The Unanticipated Problem with Testingby Brian Bennett on 04/30/2013
If you live in Indiana, and if you have children (or have friends with children), you may have noticed some headlines yesterday:
ISTEP computer glitches boot out 27,000 students Testing company's problems worsen in third year of contract. Some educators question student results
I can post more, but it would take too much time.
Now, there are a few things I would like to point out, but then I'm going to stop because I don't want to get my blood pressure too high this early in the morning.

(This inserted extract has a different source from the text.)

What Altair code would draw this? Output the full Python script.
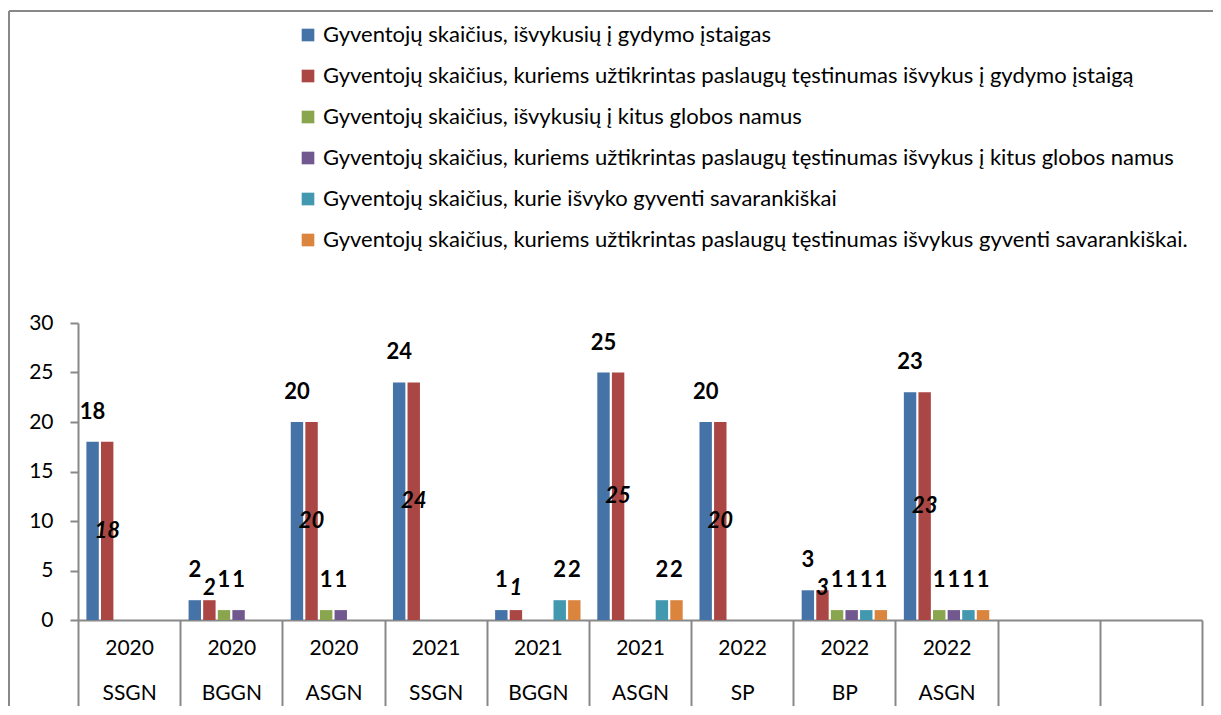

Problem 1: McGraw Hill, who has been contracted to provide the IN tests through June 2014 has had glitches every year since the contract began. 2011: 10,000 students booted from the test. 2012: 9,000 students. 2013: 27,000 students.
Long story short: in the last three years, 46,000 students have had their tests taken away from them in the middle of the session. And let's remember, these are third through eighth graders.
Problem 2: Because of the immense pressure on states to perform under impossible requirements, officials can now skew data because of the glitches. This quote, from the IndyStar article, stood out in particular:
In 2011, when 10,000 students were booted out of the system, 215 scores were invalidated by the state because they were lower than expected. About 723 students with scores that were higher than expected saw no change.
Now, I know in the long run, 215 students is a drop in the bucket, but the precedent being set is absolutely inexcusable. This is opportunistic cheating and score buffering.
Problem 3: Let's compare this to paper-and-pencil testing for a moment. Students were booted out of the test, at times in the middle of reading a passage, and not allowed to log back in. Officials are saying testing will resume as normal on Tuesday and Wednesday. How do you expect a child, who is already feeling immense anxiety over the test, to have valid results?In essence, this would be like a teacher taking a testing booklet from students at random during testing, and then having them continue the next day. With no warning, with no explanation. This is a travesty.
McGraw Hill, on the other hand, has sanctions worked into the contract, but officials have not levied penalties at all in any of the three failures of service.